For me, financial education is key, but it is a long-term objective. Financial education is important for each individual to enjoy their economic freedom. The problem is that some people try to complicate finance to make it a field reserved for experts. But it does not have to be highly complicated! Our economic and financial reasoning should be based on common sense, on simple rules like “risk and return” or “if you do not understand certain things, then don’t invest in them!”

For me, this is also one of the reasons why Finance Watch plays such an important role: we cannot leave a minority of society taking advantage of their position by making things look extremely complicated. When experts say “please do not touch it, only we know how it works”, we can reply “we also know how it works, but we want to make it work for the benefit of society”.

Was this also your motivation to join Finance Watch?

I supported Finance Watch since its beginnings, as I was strongly convinced of the necessity for such an organisation. That is why in June 2011, when Finance Watch was created, I was closely involved with the initial individual founding members.

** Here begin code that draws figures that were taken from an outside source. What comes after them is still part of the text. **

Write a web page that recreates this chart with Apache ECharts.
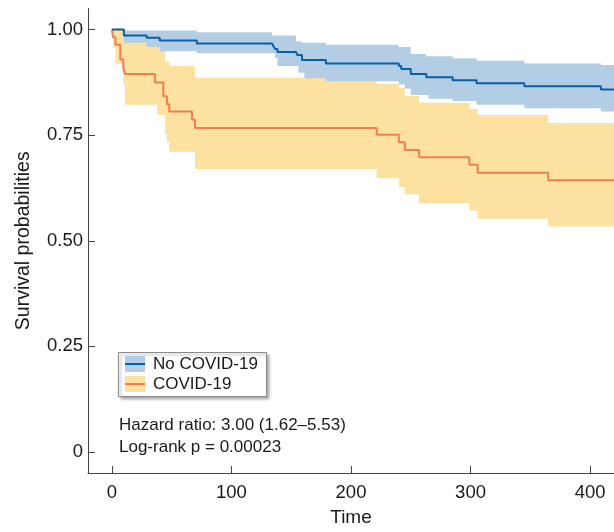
<!DOCTYPE html>
<html>
<head>
<meta charset="utf-8">
<script src="https://cdn.jsdelivr.net/npm/echarts/dist/echarts.min.js"></script>
<style>
  html, body { margin: 0; padding: 0; background: #fff; }
  #chart { width: 614px; height: 532px; }
</style>
</head>
<body>
<div id="chart"></div>
<script>
// Kaplan-Meier steps
const noCovidTime = [0, 10, 29, 40, 71, 134, 135, 136.5, 138.5, 154, 155, 156, 159, 161, 179, 240, 242, 245, 250, 263, 265, 285, 305, 345, 409]
const noCovidSurv = [1.000, 0.986, 0.981, 0.974, 0.967, 0.967, 0.961, 0.954, 0.947, 0.947, 0.940, 0.940, 0.928, 0.928, 0.920, 0.914, 0.907, 0.907, 0.895, 0.887, 0.887, 0.880, 0.873, 0.866, 0.858]
const noCovidUpper = [1.000, 0.998, 0.998, 0.998, 0.994, 0.986, 0.986, 0.986, 0.986, 0.972, 0.972, 0.972, 0.969, 0.969, 0.964, 0.959, 0.959, 0.959, 0.942, 0.937, 0.937, 0.932, 0.926, 0.920, 0.916]
const noCovidLower = [1.000, 0.969, 0.959, 0.949, 0.944, 0.944, 0.944, 0.932, 0.914, 0.914, 0.914, 0.898, 0.898, 0.885, 0.878, 0.870, 0.870, 0.860, 0.845, 0.845, 0.836, 0.831, 0.822, 0.814, 0.806]

const covidTime = [0, 1, 3, 7, 9.5, 11, 36, 38, 40, 43, 44.5, 46, 48, 67, 69.5, 221.5, 240, 245, 257, 299, 306, 365]
const covidSurv = [1.000, 0.982, 0.964, 0.929, 0.910, 0.895, 0.875, 0.875, 0.875, 0.842, 0.842, 0.823, 0.806, 0.787, 0.767, 0.751, 0.733, 0.715, 0.698, 0.680, 0.661, 0.643]
const covidUpper = [1.000, 1.000, 1.000, 1.000, 1.000, 0.978, 0.978, 0.978, 0.963, 0.963, 0.924, 0.924, 0.914, 0.914, 0.886, 0.871, 0.862, 0.843, 0.827, 0.812, 0.798, 0.779]
const covidLower = [1.000, 0.958, 0.920, 0.920, 0.870, 0.822, 0.822, 0.798, 0.798, 0.798, 0.753, 0.733, 0.711, 0.711, 0.670, 0.648, 0.627, 0.610, 0.589, 0.571, 0.552, 0.534]

const xTicks = [0, 100, 200, 300, 400]
const yTicks = [0, 0.25, 0.5, 0.75, 1]
const yTickLabels = ['0', '0.25', '0.50', '0.75', '1.00']
const seriesNames = ['No COVID-19', 'COVID-19']
const notes = ['Hazard ratio: 3.00 (1.62\u20135.53)', 'Log-rank p = 0.00023']

const X_MIN = -20
const X_MAX = 420
const FONT = '"Liberation Sans", Arial, sans-serif'
const TEXT = '#1a1a1a'
const AXIS = '#444'

const BLUE = '#0b5fa8'
const BLUE_BAND = '#b3cee4'
const ORANGE = '#ef7f4f'
const ORANGE_BAND = '#fce1a0'

// step points, the last value runs to the right edge
function stepData(times, values) {
  const out = times.map((t, i) => [t, values[i]])
  out.push([X_MAX, values[values.length - 1]])
  return out
}

// confidence band as one step polygon
function bandRenderer(times, upper, lower, color) {
  return function (params, api) {
    const n = times.length
    const pts = []
    for (let i = 0; i < n; i++) {
      const t1 = i + 1 < n ? times[i + 1] : X_MAX
      pts.push(api.coord([times[i], upper[i]]), api.coord([t1, upper[i]]))
    }
    for (let i = n - 1; i >= 0; i--) {
      const t1 = i + 1 < n ? times[i + 1] : X_MAX
      pts.push(api.coord([t1, lower[i]]), api.coord([times[i], lower[i]]))
    }
    return {
      type: 'polygon',
      shape: { points: pts },
      style: { fill: color, blend: 'multiply' }
    }
  }
}

const chart = echarts.init(document.getElementById('chart'))

const option = {
  animation: false,
  backgroundColor: '#fff',
  grid: { left: 88, right: -4, top: 8.5, bottom: 52.5, containLabel: false },
  xAxis: {
    type: 'value',
    min: X_MIN,
    max: X_MAX,
    name: 'Time',
    nameLocation: 'middle',
    nameGap: 35,
    nameTextStyle: { fontFamily: FONT, fontSize: 19, color: TEXT },
    splitLine: { show: false },
    axisLine: { show: true, onZero: false, lineStyle: { color: AXIS, width: 1 } },
    axisTick: { show: true, inside: true, length: 7, customValues: xTicks, lineStyle: { color: AXIS } },
    axisLabel: { customValues: xTicks, margin: 10, fontFamily: FONT, fontSize: 18.5, color: TEXT }
  },
  yAxis: {
    type: 'value',
    min: -0.05,
    max: 1.05,
    name: 'Survival probabilities',
    nameLocation: 'middle',
    nameGap: 54,
    nameTextStyle: { fontFamily: FONT, fontSize: 19.5, color: TEXT },
    splitLine: { show: false },
    axisLine: { show: true, onZero: false, lineStyle: { color: AXIS, width: 1 } },
    axisTick: { show: true, inside: true, length: 7, customValues: yTicks, lineStyle: { color: AXIS } },
    axisLabel: {
      customValues: yTicks,
      margin: 5,
      padding: [0, 0, 8, 0],
      fontFamily: FONT,
      fontSize: 18.5,
      color: TEXT,
      formatter: v => yTickLabels[yTicks.indexOf(v)]
    }
  },
  series: [
    {
      type: 'custom',
      name: seriesNames[1] + ' band',
      clip: true,
      silent: true,
      data: [[0, 0]],
      renderItem: bandRenderer(covidTime, covidUpper, covidLower, ORANGE_BAND)
    },
    {
      type: 'custom',
      name: seriesNames[0] + ' band',
      clip: true,
      silent: true,
      data: [[0, 0]],
      renderItem: bandRenderer(noCovidTime, noCovidUpper, noCovidLower, BLUE_BAND)
    },
    {
      type: 'line',
      name: seriesNames[1],
      step: 'end',
      showSymbol: false,
      lineStyle: { color: ORANGE, width: 2 },
      data: stepData(covidTime, covidSurv)
    },
    {
      type: 'line',
      name: seriesNames[0],
      step: 'end',
      showSymbol: false,
      lineStyle: { color: BLUE, width: 2 },
      data: stepData(noCovidTime, noCovidSurv)
    }
  ],
  graphic: [
    // legend box
    {
      type: 'rect',
      shape: { x: 118.5, y: 352.5, width: 148, height: 44 },
      style: {
        fill: '#fff', stroke: '#8a8a8a', lineWidth: 1,
        shadowBlur: 3, shadowOffsetX: 2, shadowOffsetY: 2, shadowColor: 'rgba(0,0,0,0.35)'
      }
    },
    { type: 'rect', shape: { x: 125, y: 356, width: 20, height: 16 }, style: { fill: BLUE_BAND } },
    { type: 'line', shape: { x1: 125, y1: 364, x2: 145, y2: 364 }, style: { stroke: BLUE, lineWidth: 2 } },
    {
      type: 'text', x: 153, y: 364,
      style: { text: seriesNames[0], fontFamily: FONT, fontSize: 17, fill: TEXT, verticalAlign: 'middle' }
    },
    { type: 'rect', shape: { x: 125, y: 376, width: 20, height: 16 }, style: { fill: ORANGE_BAND } },
    { type: 'line', shape: { x1: 125, y1: 384, x2: 145, y2: 384 }, style: { stroke: ORANGE, lineWidth: 2 } },
    {
      type: 'text', x: 153, y: 384.5,
      style: { text: seriesNames[1], fontFamily: FONT, fontSize: 17, fill: TEXT, verticalAlign: 'middle' }
    },
    // hazard ratio and log-rank test
    {
      type: 'text', x: 119, y: 425.5,
      style: { text: notes[0], fontFamily: FONT, fontSize: 17, fill: TEXT, verticalAlign: 'middle' }
    },
    {
      type: 'text', x: 119, y: 447,
      style: { text: notes[1], fontFamily: FONT, fontSize: 17, fill: TEXT, verticalAlign: 'middle' }
    }
  ]
}

chart.setOption(option)
</script>
</body>
</html>
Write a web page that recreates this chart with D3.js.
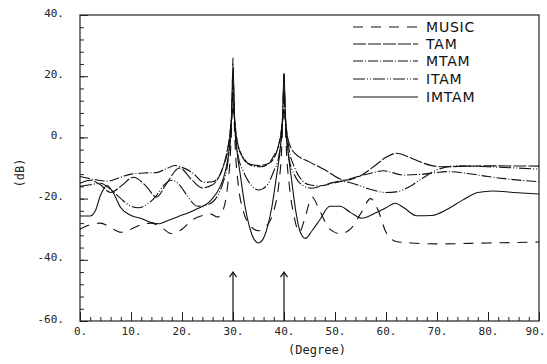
<!DOCTYPE html>
<html>
<head>
<meta charset="utf-8">
<script src="https://cdn.jsdelivr.net/npm/d3@7"></script>
<style>
  body { margin: 0; background: #fff; }
  svg { display: block; }
  .tick text { font-family: "DejaVu Sans Mono", monospace; font-size: 11px; fill: #222; }
  .legend text { font-family: "DejaVu Sans", sans-serif; font-size: 14px; fill: #111; }
</style>
</head>
<body>
<div id="chart"></div>
<script>
// [degree, dB]
const music = [[0,-30],[2,-28.5],[4,-28],[6,-29.5],[8,-31],[10,-30],[12,-28.5],[14,-28],[16,-29.5],[18,-31.5],[20,-30],[22,-27],[24,-25.5],[25.5,-25],[27,-26],[28,-24],[29,-15],[29.5,-5],[29.8,8],[30,26],[30.2,8],[30.5,-5],[31,-15],[32,-24],[33,-28],[35,-30.5],[37,-28],[38,-24],[39,-15],[39.5,-5],[39.8,8],[40,22],[40.2,8],[40.5,-5],[41,-15],[42,-26],[43,-31],[44,-27],[45.5,-19.5],[47,-24],[49,-30],[51,-31.5],[53,-30],[55,-25],[57,-20],[58.5,-24],[60,-31],[62,-34],[65,-34.5],[70,-34.8],[80,-34.5],[90,-34.2]];
const tam = [[0,-15],[2,-14],[4,-15.5],[6,-18],[8,-16],[10.5,-13],[13,-16],[15,-19.5],[17,-15],[19.5,-10],[22,-14],[24,-16.5],[26,-15.5],[27.5,-12],[28.5,-7],[29.3,0],[29.7,6],[30,10],[30.3,6],[30.7,0],[31.5,-5],[33,-8.5],[35,-9.2],[37,-8.5],[38.5,-5],[39.3,0],[39.7,5],[40,9],[40.3,5],[40.7,0],[42,-5],[45,-8],[48,-10.6],[52,-14],[55,-12.5],[58,-9],[60,-6.5],[62,-5.2],[65,-6.8],[67.5,-8.5],[70.5,-9.6],[80,-9.3],[90,-9.4]];
const mtam = [[0,-12.8],[2,-13.5],[5.5,-14.3],[8,-13],[10,-12],[13,-11.6],[15,-11.5],[17,-10.2],[18.6,-9.2],[20,-9.8],[22,-11.5],[24.4,-14.7],[26,-14.5],[27,-13.4],[28,-10],[29,-4],[29.6,4],[30,14],[30.4,4],[31,-3],[32,-6.5],[34,-9.4],[35.5,-9.6],[37,-8.5],[38,-6],[39,-2],[39.6,4],[40,12],[40.4,4],[41,-4],[42,-9.5],[43.5,-14],[45,-15.5],[47,-15.8],[50,-14.8],[52,-14],[55,-12.5],[57,-11.7],[59.5,-10.9],[63.4,-12.3],[67.3,-12],[72,-11.2],[76,-11.8],[80,-12.8],[85,-13.8],[90,-14.5]];
const itam = [[0,-16],[2,-15.5],[4,-15],[6,-17],[8,-20],[10,-22.5],[11.5,-23],[13,-22],[15,-19],[16.5,-15.5],[18,-14],[19.5,-15.5],[21,-19],[23,-22.5],[25,-22],[27,-19],[28,-15],[29,-8],[29.6,2],[30,18],[30.4,2],[31,-6],[32,-11],[33.5,-15.5],[35,-17.2],[36.5,-16],[38,-11],[39,-6],[39.6,2],[40,16],[40.4,2],[41,-7],[42,-12],[43.5,-15.5],[45.4,-16.6],[48,-15.5],[51,-14.3],[54,-15.3],[57,-17],[60,-18],[62,-17.8],[64.7,-16],[67,-13.5],[70,-10.6],[73.9,-9.3],[80,-9.6],[90,-10.4]];
const imtam = [[0,-25.7],[2,-25.7],[3,-24],[4,-19],[5.3,-15.7],[6.5,-18],[8,-23],[10,-25.5],[12,-26.5],[14,-27.8],[15.6,-28.2],[17,-27.3],[19.2,-25.9],[22.5,-23.7],[25.7,-20.5],[27.5,-16],[28.5,-11],[29.3,-3],[29.7,6],[30,24],[30.3,6],[30.7,-3],[31.5,-13],[32.3,-22],[33.2,-29],[34.2,-33.5],[35,-34.5],[35.8,-33.5],[36.8,-29],[37.7,-22],[38.5,-13],[39.3,-3],[39.7,6],[40,21],[40.3,6],[40.7,-3],[41.5,-14],[42.3,-24],[43.2,-31],[44.2,-33],[45.5,-30.5],[47,-27],[49,-22.5],[51,-22.5],[53,-24.5],[55.2,-26.4],[57.8,-24.8],[60,-23],[61.8,-21.5],[63.5,-23],[66,-25.6],[69,-25.5],[72,-23.5],[75,-20.5],[78,-18],[81,-17.5],[85,-18],[90,-18.5]];

const seriesNames = ["MUSIC", "TAM", "MTAM", "ITAM", "IMTAM"];
const seriesData = [music, tam, mtam, itam, imtam];
const dashes = ["10,8", "13,2", "10,2,1,2", "12,2,1,2,1,2", null];

const xMajor = [0, 10, 20, 30, 40, 50, 60, 70, 80, 90];
const yMajor = [-60, -40, -20, 0, 20, 40];
const sourceAngles = [30, 40];

const W = 547, H = 364;
const plotLeft = 80, plotRight = 539, plotTop = 15, plotBottom = 321;

const svg = d3.select("#chart").append("svg")
  .attr("width", W)
  .attr("height", H);

const x = d3.scaleLinear().domain([0, 90]).range([plotLeft, plotRight]);
const y = d3.scaleLinear().domain([-60, 40]).range([plotBottom, plotTop]);

// minor ticks
svg.append("g")
  .attr("transform", "translate(0," + plotBottom + ")")
  .call(d3.axisBottom(x).tickValues(d3.range(0, 91, 2)).tickSize(-4).tickSizeOuter(0).tickFormat(""))
  .call(g => g.select(".domain").remove());
svg.append("g")
  .attr("transform", "translate(" + plotLeft + ",0)")
  .call(d3.axisLeft(y).tickValues(d3.range(-60, 41, 4)).tickSize(-4).tickSizeOuter(0).tickFormat(""))
  .call(g => g.select(".domain").remove());

// major ticks with labels
const xAxis = svg.append("g")
  .attr("transform", "translate(0," + plotBottom + ")")
  .call(d3.axisBottom(x).tickValues(xMajor).tickSize(-9).tickSizeOuter(0).tickPadding(6).tickFormat(d => d + "."));
xAxis.select(".domain").remove();
xAxis.selectAll("text").filter(d => d === 90).attr("dx", "-4");

const yAxis = svg.append("g")
  .attr("transform", "translate(" + plotLeft + ",0)")
  .call(d3.axisLeft(y).tickValues(yMajor).tickSize(-8).tickSizeOuter(0).tickPadding(16).tickFormat(d => d + "."));
yAxis.select(".domain").remove();
yAxis.selectAll("text").attr("dy", "0.1em");

svg.selectAll(".tick line").attr("stroke", "#222");

// frame
svg.append("rect")
  .attr("x", plotLeft).attr("y", plotTop)
  .attr("width", plotRight - plotLeft).attr("height", plotBottom - plotTop)
  .attr("fill", "none").attr("stroke", "#222").attr("stroke-width", 1.2);

// curves
const line = d3.line()
  .x(d => x(d[0]))
  .y(d => y(d[1]))
  .curve(d3.curveMonotoneX);

svg.append("g")
  .selectAll("path")
  .data(seriesData)
  .join("path")
  .attr("d", line)
  .attr("fill", "none")
  .attr("stroke", "#111")
  .attr("stroke-width", 1.1)
  .attr("stroke-dasharray", (d, i) => dashes[i]);

// arrows marking source directions
const arrows = svg.append("g").attr("stroke", "#111").attr("fill", "none").attr("stroke-width", 1.2);
sourceAngles.forEach(a => {
  const ax = x(a), ay = y(-44);
  arrows.append("line").attr("x1", ax).attr("x2", ax).attr("y1", plotBottom).attr("y2", ay);
  arrows.append("path").attr("d", "M" + (ax - 3.5) + "," + (ay + 5) + "L" + ax + "," + ay + "L" + (ax + 3.5) + "," + (ay + 5));
});

// legend
const legend = svg.append("g").attr("class", "legend");
const legendY = [27, 44, 61, 79, 97];
seriesNames.forEach((name, i) => {
  legend.append("line")
    .attr("x1", 353).attr("x2", 418)
    .attr("y1", legendY[i]).attr("y2", legendY[i])
    .attr("stroke", "#111").attr("stroke-width", 1.2)
    .attr("stroke-dasharray", dashes[i]);
  legend.append("text")
    .attr("x", 426).attr("y", legendY[i] + 5)
    .attr("letter-spacing", "0.8px")
    .text(name);
});

// axis titles
svg.append("text")
  .attr("transform", "translate(24,173) rotate(-90)")
  .attr("text-anchor", "middle")
  .style("font-family", "DejaVu Sans Mono, monospace")
  .style("font-size", "12px")
  .attr("fill", "#222")
  .text("(dB)");

svg.append("text")
  .attr("x", 317).attr("y", 354)
  .attr("text-anchor", "middle")
  .style("font-family", "DejaVu Sans Mono, monospace")
  .style("font-size", "12px")
  .attr("fill", "#222")
  .text("(Degree)");
</script>
</body>
</html>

Becoming its Secretary General, I am very honoured and feel a certain pride to be engaged in a mission that I strongly believe in and that goes far beyond my personal interest.

In a nutshell, I am an ex-banker, somebody who has actually worked in the financial sector who is strongly convinced that the financial sector needs to be reformed. I have loved this profession but I saw that something went wrong in the last 15 to 20 years. That is why I want to change finance in a positive way, going back not to the middle ages but to a system that has functioned well in the past and can do so again.

Finance, when it is done properly, with ethics, the right incentives, and the right time horizon (not making plenty of money by tomorrow morning, but a reasonable amount of money in a reasonable amount of time), can be a very powerful tool for economic progress.

In fact, it is because I like finance so much that I want to contribute to make it go back to serving society.